SUPPLIED RECORDS:
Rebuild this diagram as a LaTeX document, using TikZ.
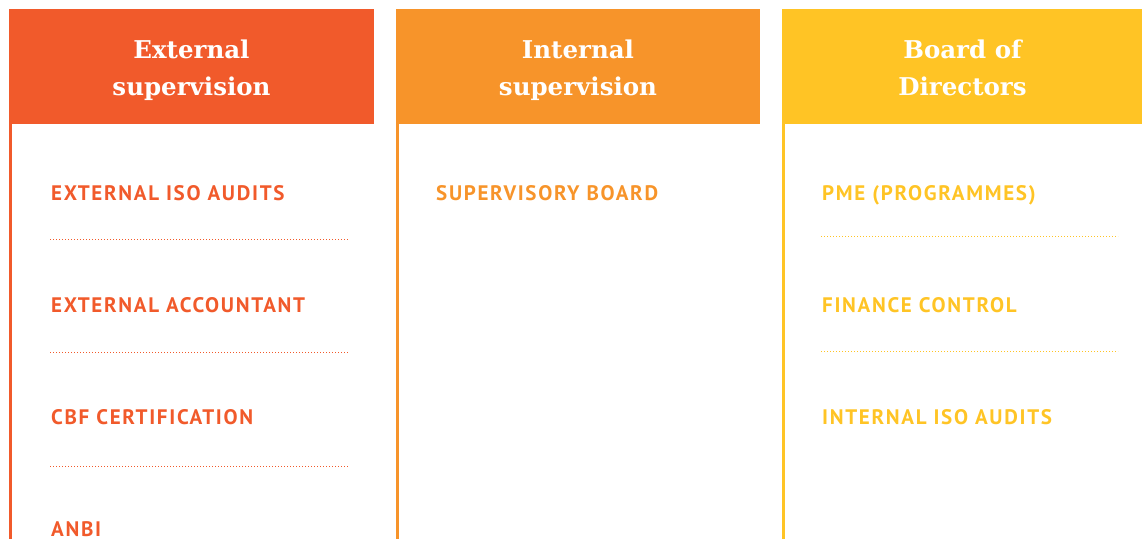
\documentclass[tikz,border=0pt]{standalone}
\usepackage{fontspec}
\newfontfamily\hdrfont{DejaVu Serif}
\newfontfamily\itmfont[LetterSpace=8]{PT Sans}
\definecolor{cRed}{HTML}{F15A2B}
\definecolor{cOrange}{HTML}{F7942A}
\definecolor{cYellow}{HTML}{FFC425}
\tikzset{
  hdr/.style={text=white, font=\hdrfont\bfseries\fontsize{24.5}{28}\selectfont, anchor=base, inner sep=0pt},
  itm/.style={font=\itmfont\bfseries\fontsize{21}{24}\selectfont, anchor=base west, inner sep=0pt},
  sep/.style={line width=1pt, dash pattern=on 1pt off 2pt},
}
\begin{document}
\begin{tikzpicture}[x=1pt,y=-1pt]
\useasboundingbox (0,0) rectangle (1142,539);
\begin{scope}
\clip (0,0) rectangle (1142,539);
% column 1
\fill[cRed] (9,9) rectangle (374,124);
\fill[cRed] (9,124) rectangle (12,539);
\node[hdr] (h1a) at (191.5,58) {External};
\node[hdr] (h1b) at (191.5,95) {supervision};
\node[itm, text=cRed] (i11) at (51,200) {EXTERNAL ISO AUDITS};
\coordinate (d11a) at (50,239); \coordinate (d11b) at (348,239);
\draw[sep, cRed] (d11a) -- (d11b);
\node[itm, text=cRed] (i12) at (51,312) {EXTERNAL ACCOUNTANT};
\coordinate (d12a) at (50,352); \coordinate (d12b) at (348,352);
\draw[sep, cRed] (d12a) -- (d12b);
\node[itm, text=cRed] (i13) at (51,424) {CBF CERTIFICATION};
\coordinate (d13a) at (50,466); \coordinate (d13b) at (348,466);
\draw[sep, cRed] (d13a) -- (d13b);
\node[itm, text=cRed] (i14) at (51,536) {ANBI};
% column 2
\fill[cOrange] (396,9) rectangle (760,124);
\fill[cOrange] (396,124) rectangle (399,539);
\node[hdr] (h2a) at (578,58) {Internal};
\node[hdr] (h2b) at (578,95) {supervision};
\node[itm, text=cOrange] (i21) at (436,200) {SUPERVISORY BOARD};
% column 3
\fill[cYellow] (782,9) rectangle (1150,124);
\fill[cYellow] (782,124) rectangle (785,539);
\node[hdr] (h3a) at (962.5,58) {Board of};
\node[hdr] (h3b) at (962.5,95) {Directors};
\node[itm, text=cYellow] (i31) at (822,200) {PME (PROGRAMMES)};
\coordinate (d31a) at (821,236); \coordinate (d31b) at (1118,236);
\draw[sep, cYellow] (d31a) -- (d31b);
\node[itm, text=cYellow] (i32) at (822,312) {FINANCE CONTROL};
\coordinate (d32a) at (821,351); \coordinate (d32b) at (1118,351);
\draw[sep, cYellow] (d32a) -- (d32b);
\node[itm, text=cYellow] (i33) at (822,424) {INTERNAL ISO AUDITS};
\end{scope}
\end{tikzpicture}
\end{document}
...
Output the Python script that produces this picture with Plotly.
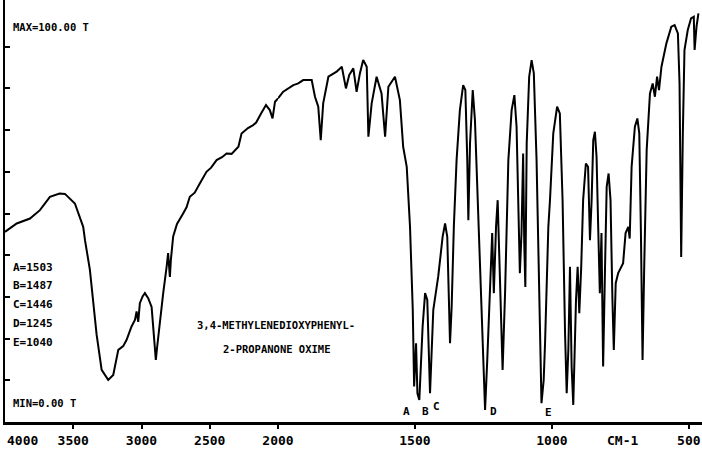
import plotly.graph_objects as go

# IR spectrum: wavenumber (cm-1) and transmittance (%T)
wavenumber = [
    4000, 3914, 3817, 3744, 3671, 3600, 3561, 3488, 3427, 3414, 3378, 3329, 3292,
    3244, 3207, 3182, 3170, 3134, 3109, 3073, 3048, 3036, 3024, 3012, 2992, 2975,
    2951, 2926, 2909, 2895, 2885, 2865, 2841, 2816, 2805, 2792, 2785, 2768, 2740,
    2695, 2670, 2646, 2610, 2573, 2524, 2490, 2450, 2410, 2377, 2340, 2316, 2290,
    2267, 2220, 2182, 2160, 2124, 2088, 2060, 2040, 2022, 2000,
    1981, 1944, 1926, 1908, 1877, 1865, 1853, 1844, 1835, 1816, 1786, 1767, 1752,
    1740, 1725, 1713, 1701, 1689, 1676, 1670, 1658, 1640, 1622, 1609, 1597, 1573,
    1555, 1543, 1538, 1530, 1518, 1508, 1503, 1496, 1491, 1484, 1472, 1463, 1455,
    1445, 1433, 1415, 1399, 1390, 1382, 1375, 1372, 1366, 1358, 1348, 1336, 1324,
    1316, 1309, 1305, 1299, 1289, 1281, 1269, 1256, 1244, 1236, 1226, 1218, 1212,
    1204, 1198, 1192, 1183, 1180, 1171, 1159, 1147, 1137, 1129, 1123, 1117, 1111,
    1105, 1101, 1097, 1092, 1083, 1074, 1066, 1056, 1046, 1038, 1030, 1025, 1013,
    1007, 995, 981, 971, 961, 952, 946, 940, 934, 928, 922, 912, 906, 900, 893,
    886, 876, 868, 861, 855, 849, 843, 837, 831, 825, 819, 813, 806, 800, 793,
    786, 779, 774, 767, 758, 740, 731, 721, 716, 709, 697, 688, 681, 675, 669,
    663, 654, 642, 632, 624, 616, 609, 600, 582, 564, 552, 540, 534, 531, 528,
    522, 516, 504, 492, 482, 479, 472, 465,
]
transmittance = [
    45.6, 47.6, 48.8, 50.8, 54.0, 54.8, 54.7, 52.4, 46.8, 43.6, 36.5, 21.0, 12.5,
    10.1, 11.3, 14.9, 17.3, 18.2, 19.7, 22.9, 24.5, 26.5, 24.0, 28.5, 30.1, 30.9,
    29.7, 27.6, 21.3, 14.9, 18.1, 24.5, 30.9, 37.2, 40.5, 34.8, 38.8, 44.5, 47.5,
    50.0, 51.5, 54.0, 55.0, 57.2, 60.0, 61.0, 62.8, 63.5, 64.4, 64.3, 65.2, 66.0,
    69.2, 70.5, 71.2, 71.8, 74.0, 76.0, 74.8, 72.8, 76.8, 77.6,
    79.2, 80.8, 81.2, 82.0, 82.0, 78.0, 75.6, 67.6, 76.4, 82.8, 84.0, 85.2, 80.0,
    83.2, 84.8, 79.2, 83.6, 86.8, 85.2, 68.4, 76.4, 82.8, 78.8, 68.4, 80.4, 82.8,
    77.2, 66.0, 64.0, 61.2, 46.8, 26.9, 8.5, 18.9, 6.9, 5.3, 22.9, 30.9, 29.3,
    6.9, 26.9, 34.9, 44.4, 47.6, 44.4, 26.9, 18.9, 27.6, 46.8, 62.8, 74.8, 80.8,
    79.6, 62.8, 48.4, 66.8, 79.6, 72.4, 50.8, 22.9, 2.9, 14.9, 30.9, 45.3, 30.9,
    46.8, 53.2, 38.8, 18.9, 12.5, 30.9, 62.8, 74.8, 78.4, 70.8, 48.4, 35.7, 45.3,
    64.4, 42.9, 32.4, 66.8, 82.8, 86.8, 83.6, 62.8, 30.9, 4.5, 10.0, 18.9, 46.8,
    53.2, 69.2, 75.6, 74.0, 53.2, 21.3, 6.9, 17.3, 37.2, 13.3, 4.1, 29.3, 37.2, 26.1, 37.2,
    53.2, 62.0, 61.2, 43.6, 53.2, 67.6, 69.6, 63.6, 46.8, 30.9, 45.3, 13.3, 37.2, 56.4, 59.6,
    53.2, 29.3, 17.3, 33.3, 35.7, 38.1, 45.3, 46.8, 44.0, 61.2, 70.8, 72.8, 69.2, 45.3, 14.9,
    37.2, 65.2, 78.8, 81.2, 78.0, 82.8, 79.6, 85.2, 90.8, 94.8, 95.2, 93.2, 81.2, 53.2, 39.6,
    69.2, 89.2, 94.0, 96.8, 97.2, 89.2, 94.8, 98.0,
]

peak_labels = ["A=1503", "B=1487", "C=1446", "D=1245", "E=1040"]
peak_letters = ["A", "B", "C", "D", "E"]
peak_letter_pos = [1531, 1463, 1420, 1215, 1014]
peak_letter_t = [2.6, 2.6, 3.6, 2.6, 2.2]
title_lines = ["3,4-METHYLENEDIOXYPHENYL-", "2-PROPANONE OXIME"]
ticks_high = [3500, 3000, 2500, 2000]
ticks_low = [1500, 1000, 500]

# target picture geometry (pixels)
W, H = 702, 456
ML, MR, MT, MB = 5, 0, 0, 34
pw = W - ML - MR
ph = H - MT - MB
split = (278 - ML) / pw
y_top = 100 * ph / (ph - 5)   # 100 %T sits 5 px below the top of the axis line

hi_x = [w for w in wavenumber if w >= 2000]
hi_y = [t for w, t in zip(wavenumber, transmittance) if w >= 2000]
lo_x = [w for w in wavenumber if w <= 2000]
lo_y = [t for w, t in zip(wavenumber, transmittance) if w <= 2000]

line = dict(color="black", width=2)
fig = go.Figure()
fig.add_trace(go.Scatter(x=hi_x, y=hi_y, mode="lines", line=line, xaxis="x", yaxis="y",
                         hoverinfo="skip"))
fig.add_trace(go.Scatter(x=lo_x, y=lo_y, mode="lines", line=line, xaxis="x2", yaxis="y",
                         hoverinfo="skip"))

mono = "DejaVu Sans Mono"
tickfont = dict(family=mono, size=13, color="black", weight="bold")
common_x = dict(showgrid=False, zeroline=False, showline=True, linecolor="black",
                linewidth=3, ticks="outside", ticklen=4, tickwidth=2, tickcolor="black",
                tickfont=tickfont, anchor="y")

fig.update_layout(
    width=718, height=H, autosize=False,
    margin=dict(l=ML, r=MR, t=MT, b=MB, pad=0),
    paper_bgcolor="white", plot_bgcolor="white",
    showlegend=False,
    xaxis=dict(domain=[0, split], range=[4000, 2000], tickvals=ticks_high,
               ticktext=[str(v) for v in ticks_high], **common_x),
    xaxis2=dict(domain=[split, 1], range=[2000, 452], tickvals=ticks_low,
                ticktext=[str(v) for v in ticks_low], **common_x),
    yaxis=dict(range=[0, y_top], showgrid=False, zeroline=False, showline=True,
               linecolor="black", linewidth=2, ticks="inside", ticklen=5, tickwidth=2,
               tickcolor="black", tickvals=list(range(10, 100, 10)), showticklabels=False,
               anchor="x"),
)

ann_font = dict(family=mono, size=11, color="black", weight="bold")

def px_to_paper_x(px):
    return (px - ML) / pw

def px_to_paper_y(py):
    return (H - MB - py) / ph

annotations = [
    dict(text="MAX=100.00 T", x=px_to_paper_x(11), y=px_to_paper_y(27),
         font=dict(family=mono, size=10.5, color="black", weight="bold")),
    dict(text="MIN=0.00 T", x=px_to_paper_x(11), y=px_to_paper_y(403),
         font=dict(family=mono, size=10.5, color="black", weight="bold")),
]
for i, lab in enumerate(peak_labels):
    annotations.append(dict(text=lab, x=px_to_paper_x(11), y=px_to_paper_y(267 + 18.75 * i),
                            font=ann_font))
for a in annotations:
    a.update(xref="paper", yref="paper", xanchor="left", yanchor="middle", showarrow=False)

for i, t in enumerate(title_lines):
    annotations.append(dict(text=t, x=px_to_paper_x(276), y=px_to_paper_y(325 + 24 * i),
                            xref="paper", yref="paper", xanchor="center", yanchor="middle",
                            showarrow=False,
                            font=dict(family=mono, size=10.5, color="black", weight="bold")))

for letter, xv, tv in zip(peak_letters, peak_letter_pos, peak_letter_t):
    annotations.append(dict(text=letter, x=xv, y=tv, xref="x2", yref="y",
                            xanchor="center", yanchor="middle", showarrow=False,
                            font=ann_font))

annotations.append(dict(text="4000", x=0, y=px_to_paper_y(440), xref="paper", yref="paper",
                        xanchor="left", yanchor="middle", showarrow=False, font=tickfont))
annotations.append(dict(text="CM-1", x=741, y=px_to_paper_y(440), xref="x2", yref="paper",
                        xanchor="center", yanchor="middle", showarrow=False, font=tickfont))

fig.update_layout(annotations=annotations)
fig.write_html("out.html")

WHAT YOU HAVE TO DO:
Copy exactly the stretch of lines from the one containing "Output the Python" through the one containing "import plotly.graph_objects as go", both included. Leave out any pictures.

FINAL ANSWER:
Output the Python script that produces this picture with Plotly.
import plotly.graph_objects as go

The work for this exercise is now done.